• **Supplied material**
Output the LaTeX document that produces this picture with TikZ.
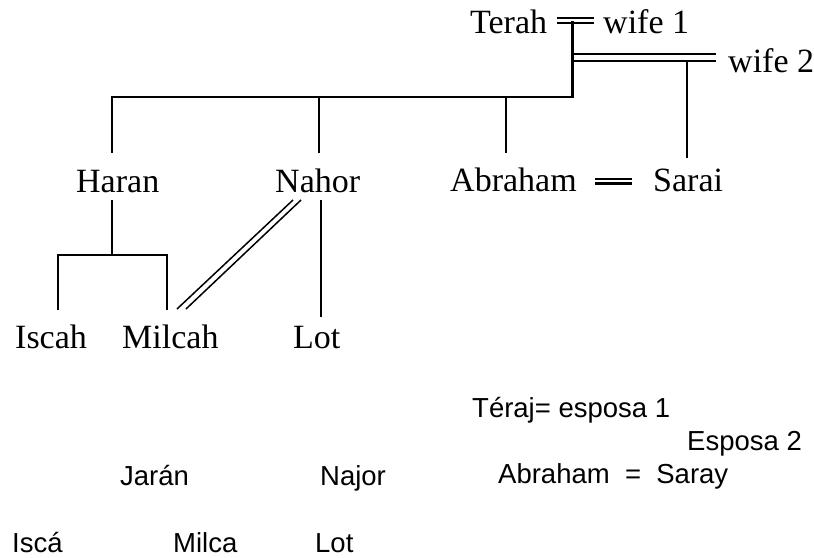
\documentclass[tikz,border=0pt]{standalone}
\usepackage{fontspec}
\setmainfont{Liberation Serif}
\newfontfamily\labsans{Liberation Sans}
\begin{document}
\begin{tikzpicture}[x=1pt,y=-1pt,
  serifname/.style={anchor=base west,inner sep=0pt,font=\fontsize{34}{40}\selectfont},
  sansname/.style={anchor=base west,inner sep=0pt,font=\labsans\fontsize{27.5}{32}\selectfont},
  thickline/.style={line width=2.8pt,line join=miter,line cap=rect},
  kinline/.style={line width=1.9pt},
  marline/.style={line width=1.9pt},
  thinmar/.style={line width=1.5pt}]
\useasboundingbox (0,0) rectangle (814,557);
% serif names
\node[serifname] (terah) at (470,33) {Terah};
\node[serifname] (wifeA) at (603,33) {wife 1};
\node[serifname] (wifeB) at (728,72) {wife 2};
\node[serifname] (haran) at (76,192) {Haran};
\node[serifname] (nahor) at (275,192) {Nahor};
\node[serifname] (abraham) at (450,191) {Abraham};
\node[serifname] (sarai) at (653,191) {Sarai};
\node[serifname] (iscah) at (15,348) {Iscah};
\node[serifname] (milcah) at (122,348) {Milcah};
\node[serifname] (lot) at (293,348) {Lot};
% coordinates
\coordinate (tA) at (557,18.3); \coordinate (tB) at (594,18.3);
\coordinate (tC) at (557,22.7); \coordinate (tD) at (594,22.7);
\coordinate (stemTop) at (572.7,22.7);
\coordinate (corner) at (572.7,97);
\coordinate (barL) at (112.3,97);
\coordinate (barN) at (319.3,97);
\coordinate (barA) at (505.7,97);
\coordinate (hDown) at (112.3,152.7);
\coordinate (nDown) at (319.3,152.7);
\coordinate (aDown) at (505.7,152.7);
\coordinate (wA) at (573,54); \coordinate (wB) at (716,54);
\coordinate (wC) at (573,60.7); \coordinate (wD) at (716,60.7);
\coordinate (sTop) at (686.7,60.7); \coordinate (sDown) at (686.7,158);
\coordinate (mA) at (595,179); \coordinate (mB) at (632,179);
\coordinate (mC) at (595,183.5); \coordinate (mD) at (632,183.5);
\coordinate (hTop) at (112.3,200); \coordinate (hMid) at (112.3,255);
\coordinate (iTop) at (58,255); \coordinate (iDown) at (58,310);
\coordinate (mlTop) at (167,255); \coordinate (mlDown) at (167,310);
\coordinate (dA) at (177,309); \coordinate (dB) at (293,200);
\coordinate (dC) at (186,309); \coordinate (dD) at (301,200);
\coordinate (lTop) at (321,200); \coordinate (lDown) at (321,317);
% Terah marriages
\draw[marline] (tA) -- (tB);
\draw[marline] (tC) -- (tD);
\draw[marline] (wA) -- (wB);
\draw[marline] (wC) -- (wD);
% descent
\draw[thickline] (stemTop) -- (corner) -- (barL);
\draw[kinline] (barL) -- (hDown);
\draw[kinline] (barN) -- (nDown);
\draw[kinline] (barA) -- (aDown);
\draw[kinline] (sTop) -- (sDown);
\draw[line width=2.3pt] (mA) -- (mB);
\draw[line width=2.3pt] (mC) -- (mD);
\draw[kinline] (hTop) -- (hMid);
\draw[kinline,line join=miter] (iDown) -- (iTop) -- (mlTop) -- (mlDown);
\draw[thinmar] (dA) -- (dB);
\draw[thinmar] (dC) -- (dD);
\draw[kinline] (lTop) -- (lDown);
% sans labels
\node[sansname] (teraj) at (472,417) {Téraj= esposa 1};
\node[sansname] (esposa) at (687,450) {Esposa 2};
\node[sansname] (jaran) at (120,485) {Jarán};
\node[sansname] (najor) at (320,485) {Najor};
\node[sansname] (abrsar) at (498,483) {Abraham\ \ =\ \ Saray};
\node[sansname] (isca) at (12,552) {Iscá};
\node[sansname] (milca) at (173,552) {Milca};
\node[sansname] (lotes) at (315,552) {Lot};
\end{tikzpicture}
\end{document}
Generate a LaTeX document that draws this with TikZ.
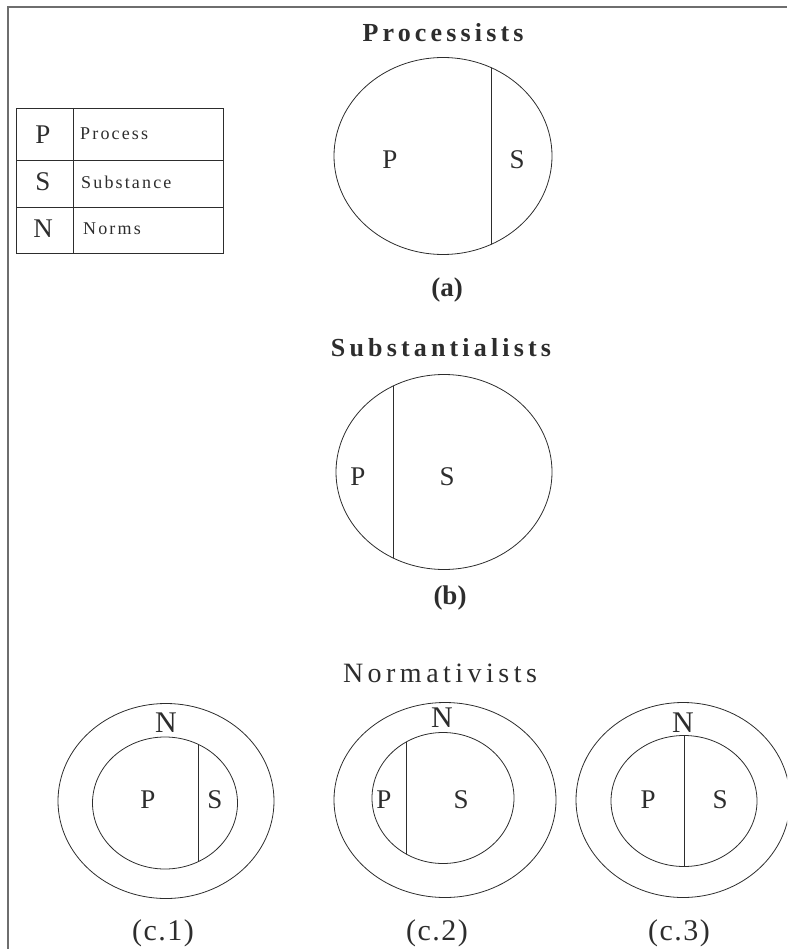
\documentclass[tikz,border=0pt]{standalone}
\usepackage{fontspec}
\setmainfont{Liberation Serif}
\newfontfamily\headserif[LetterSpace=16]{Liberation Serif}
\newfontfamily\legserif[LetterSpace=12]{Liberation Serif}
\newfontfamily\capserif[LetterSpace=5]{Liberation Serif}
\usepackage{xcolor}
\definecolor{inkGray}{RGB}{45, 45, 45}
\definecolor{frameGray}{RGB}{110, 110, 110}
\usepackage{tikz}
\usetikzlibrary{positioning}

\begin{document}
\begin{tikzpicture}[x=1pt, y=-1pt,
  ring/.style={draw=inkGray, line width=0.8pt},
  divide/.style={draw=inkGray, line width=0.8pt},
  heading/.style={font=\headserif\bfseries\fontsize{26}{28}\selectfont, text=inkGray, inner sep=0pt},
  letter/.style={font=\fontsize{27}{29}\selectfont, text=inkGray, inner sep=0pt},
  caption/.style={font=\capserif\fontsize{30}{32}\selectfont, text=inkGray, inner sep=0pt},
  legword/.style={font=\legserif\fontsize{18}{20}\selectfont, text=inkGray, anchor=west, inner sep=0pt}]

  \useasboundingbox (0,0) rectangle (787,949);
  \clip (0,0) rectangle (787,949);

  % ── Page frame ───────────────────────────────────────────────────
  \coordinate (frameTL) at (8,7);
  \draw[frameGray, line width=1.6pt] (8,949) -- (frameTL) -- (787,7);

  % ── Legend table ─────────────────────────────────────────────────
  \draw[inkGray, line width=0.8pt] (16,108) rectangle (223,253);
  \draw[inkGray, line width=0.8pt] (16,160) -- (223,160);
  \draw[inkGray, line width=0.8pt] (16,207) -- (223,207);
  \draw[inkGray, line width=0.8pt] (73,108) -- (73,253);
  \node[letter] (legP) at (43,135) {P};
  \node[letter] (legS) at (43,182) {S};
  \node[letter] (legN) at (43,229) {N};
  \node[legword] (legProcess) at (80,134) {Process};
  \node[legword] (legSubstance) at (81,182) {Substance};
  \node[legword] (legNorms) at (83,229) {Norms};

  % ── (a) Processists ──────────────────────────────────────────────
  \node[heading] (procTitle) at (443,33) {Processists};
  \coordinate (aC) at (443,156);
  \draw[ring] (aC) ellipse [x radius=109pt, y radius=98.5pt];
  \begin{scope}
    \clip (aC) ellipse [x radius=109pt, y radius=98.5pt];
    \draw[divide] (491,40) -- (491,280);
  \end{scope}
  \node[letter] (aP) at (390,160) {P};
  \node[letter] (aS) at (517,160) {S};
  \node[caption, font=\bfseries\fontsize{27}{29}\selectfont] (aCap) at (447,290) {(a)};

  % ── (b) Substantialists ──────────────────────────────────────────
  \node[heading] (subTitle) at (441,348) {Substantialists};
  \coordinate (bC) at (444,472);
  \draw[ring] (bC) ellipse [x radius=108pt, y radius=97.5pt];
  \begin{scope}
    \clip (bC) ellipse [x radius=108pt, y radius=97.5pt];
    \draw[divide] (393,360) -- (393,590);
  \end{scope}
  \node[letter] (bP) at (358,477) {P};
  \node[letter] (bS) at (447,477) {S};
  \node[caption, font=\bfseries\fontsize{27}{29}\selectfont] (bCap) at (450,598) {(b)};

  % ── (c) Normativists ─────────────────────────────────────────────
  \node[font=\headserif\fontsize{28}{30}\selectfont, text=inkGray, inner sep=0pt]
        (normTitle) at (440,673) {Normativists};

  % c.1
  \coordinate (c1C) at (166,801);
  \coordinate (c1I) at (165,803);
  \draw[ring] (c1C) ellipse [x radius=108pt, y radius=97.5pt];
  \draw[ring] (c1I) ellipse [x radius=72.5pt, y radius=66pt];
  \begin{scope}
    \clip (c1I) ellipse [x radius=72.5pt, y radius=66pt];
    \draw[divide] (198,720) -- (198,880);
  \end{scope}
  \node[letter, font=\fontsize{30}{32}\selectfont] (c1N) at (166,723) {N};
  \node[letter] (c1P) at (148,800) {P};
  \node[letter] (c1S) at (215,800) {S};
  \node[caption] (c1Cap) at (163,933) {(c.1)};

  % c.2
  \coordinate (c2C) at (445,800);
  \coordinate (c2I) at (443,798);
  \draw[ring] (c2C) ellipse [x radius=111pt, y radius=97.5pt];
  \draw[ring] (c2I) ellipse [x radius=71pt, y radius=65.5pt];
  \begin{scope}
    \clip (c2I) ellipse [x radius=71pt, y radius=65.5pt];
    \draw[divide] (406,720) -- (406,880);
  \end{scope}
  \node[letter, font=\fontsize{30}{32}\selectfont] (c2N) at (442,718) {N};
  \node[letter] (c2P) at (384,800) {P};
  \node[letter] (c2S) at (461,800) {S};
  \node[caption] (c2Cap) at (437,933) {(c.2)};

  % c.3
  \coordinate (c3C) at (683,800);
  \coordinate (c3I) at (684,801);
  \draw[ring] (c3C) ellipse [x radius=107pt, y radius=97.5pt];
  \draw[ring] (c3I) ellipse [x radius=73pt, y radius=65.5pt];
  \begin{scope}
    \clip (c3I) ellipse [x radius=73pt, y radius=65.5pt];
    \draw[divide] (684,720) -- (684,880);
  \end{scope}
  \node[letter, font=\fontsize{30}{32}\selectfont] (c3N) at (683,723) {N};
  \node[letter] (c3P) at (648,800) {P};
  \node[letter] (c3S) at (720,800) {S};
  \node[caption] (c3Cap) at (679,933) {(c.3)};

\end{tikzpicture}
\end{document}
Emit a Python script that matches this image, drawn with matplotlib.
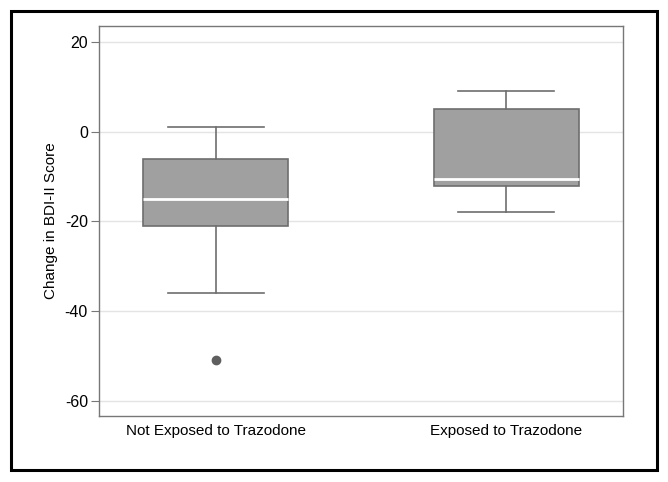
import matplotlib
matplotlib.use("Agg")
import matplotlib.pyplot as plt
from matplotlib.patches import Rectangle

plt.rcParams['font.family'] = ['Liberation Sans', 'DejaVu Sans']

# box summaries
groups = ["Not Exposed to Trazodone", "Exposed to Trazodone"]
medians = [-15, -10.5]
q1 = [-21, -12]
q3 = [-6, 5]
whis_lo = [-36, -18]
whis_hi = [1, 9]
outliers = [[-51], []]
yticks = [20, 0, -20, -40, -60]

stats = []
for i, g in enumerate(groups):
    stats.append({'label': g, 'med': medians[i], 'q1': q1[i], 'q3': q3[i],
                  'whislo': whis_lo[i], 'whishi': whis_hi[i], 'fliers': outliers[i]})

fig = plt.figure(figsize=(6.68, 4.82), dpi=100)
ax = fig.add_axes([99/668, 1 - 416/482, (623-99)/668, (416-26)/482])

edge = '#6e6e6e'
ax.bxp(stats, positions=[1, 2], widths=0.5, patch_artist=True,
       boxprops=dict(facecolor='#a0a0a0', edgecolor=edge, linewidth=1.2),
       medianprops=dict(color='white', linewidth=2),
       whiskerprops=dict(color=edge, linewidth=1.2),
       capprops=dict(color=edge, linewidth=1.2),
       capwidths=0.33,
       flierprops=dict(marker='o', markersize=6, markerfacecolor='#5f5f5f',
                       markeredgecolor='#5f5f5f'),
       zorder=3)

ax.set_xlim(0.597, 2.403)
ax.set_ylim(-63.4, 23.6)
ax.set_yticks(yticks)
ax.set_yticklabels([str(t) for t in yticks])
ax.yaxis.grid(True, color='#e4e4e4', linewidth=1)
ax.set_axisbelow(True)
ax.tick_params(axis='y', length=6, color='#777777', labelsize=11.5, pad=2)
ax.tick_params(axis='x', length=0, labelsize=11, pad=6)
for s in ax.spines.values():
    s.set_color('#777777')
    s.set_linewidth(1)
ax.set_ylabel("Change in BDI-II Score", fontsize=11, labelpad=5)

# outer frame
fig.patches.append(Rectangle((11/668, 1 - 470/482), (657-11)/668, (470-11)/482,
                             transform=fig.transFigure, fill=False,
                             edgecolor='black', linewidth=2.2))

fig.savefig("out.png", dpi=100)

• **Exercise prompt**
Copy out, exactly, every line from the one that contains "Emit a Python" through the one that contains "plt.rcParams['font.family'] = ['Liberation". Pictures stay out of the copy.

• **Final answer**
Emit a Python script that matches this image, drawn with matplotlib.
import matplotlib
matplotlib.use("Agg")
import matplotlib.pyplot as plt
from matplotlib.patches import Rectangle

plt.rcParams['font.family'] = ['Liberation Sans', 'DejaVu Sans']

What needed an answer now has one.